La disavventura kafkiana di un escursionista ripropone con evidenza la questione del “giustificato motivo” per il porto di strumenti atti a offendere: per la pubblica amministrazione, esiste?
La disavventura è stata riportata dal quotidiano l’Adige, capitata a uno sfortunatissimo escursionista cinquantenne: un controllo da parte della Forestale mentre si trovava nel bosco a fare una escursione, ha evidenziato che nell’auto dell’uomo erano presenti tre coltelli a serramanico. Apriti cielo, immediata segnalazione alla procura e altrettanto immediata condanna a quattro mesi di reclusione, nonostante anche il pubblico ministero avesse richiesto l’archiviazione. I coltelli erano peraltro conservati sul veicolo anche perché il medesimo (un pick-up) era utilizzato anche per ragioni di lavoro, nell’edilizia, e l’avvocato difensore ha peraltro sottolineato che il porto abusivo di strumento atto a offendere viene normalmente contestato a persone fermate in città o in determinate situazioni, non certo in un bosco all’alba.

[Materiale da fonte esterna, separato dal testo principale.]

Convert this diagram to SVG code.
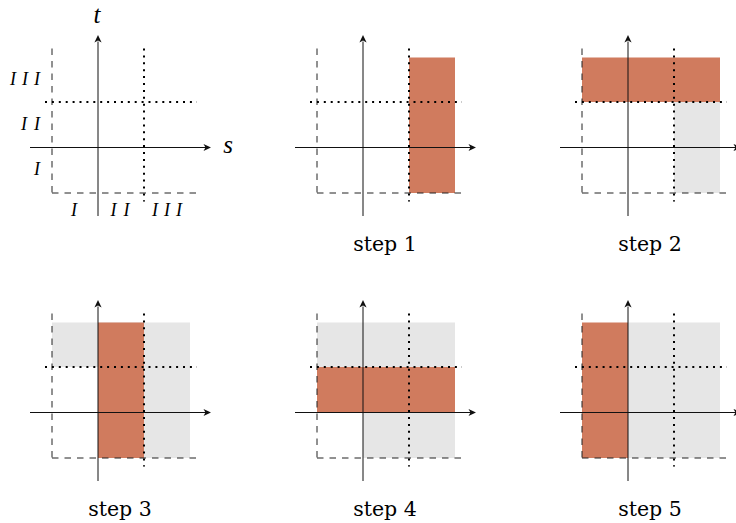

La vicenda è evidentemente un caso limite, ma neanche tanto: qualche mese fa, in un contesto urbano, un cittadino era stato fermato e condannato perché nel bagagliaio dell’auto era stato rinvenuto un “pericolosissimo” forchettone da barbecue, “residuato” da una festicciola tra amici nel weekend. Non si può a questo punto non fare un parallelo tra l’apparente estinzione del “giustificato motivo” per il rilascio del porto di pistola per difesa personale, e l’altrettanto apparente estinzione del “giustificato motivo” per il porto di un semplice coltello, per la pubblica amministrazione nel suo complesso: operatori sul territorio, questure, prefetture e magistratura giudicante.
L’indicazione che è necessario trarre da queste vicende è, come al solito, che su materie molto delicate, quali quelle legate al concetto delle armi e degli strumenti atti a offendere, la genericità e astrattezza della norma di legge può portare a interpretazioni rigoristiche fino all’esasperazione. Il concetto di “giustificato motivo” per il porto di un coltello, quindi, appare oggi ancora più labile e opinabile di quanto si potesse ipotizzare anche solo pochi anni or sono.
Non si può anche negare che, a questo proposito, occorra anche rappresentare l’atteggiamento di alcuni operatori delle forze dell’ordine che, pur in un contesto obiettivamente al di fuori da qualsiasi interpretazione dubbia (da che mondo e mondo, chiunque porta un coltello con sé quando va a fare una escursione, suvvia…), attivano un procedimento penale, che “tanto poi lo vai a spiegare al giudice”. Non possiamo ovviamente permetterci di entrare nel merito di una vicenda che non conosciamo nel dettaglio, possiamo però permetterci di osservare che, alcune volte, un atteggiamento rigoristico degli operatori sul territorio, oltre i canoni della logica e del buon senso, possa portare come conseguenza a un evidente allontanamento della gente comune dagli operatori dello Stato. Il che, alla lunga, si riflette inevitabilmente anche sul lavoro degli operatori medesimi, che potranno contare sempre meno sulla collaborazione della cittadinanza. Sarebbe opportuno che, anche e soprattutto oggi, al posto di ragionare in termini di “atti dovuti” si ritornasse a ragionare in termini di buon senso e di diligenza del buon padre di famiglia.